Eventually, I purchased a nice Musical Heritage Society recording of the piece, but it wasn't Casals and it wasn't the same. In fact, it was so not the same that I couldn't even listen to it. I started haunting record stores, looking for a used copy of the version I craved. Dig, dig, dig. I remember one of the radio stations--WFCR I think it was--used to have an annual record sale on the Amherst town green. Several years running I attended, plowing through hundreds of LPs, just to look for that record. The last year they held the sale, it poured rain. I made my husband and kids wait, double-parked, impatient, while I ran from one tent to another through the mud in a kind of desperation, feeling I'd never find so many records in one place ever again.
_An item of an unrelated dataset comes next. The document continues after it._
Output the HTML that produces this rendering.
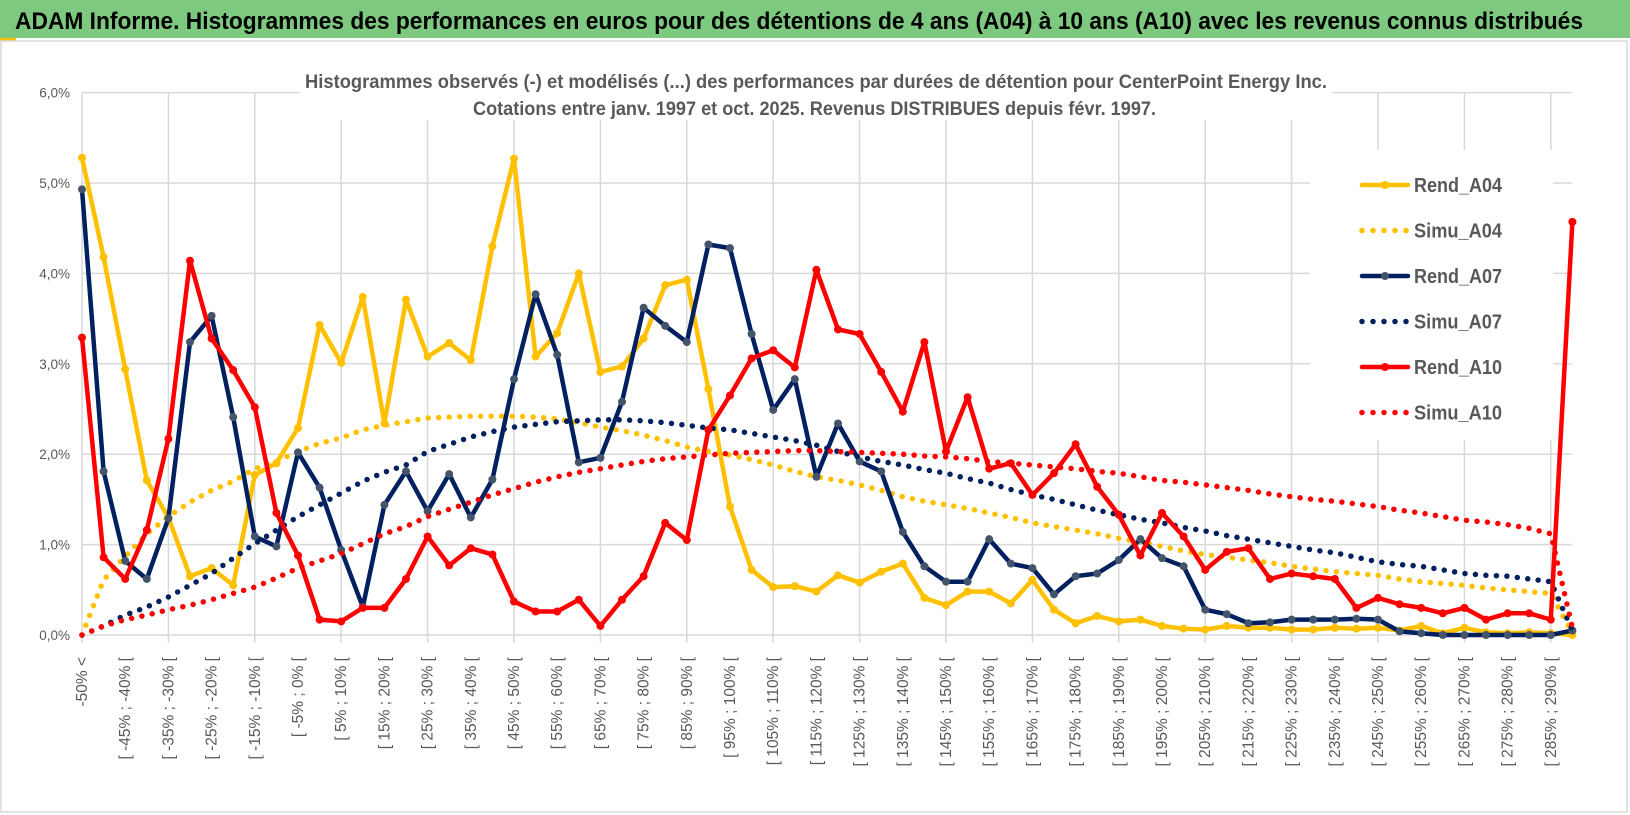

Enter the internet. From the moment I realized that, through it, I was hyperlinked to everything and everyone everywhere, I was hooked. I began hunting down everything I'd ever wanted to find or find out, byte by byte. A recipe for Ebinger's chocolate blackout cake. The telephone number of a friend in North Carolina. The translation of a stubborn Latin phrase. One day it occured to me that music stores were starting to put their catalogs online. I typed "Schubert Quintet in C Major Casals Prades" into a search engine, and there it was. A couple of days later, Casals's 1952 concert was pouring out of my speakers.

Others have listened to this music and declared it proof of the existence of God. I'm listening to it right now and thinking, I love the internet. Ted Nelson, Tim Berners-Lee, Paul Baran, Donald Davies, JCR Licklider...you are my heroes.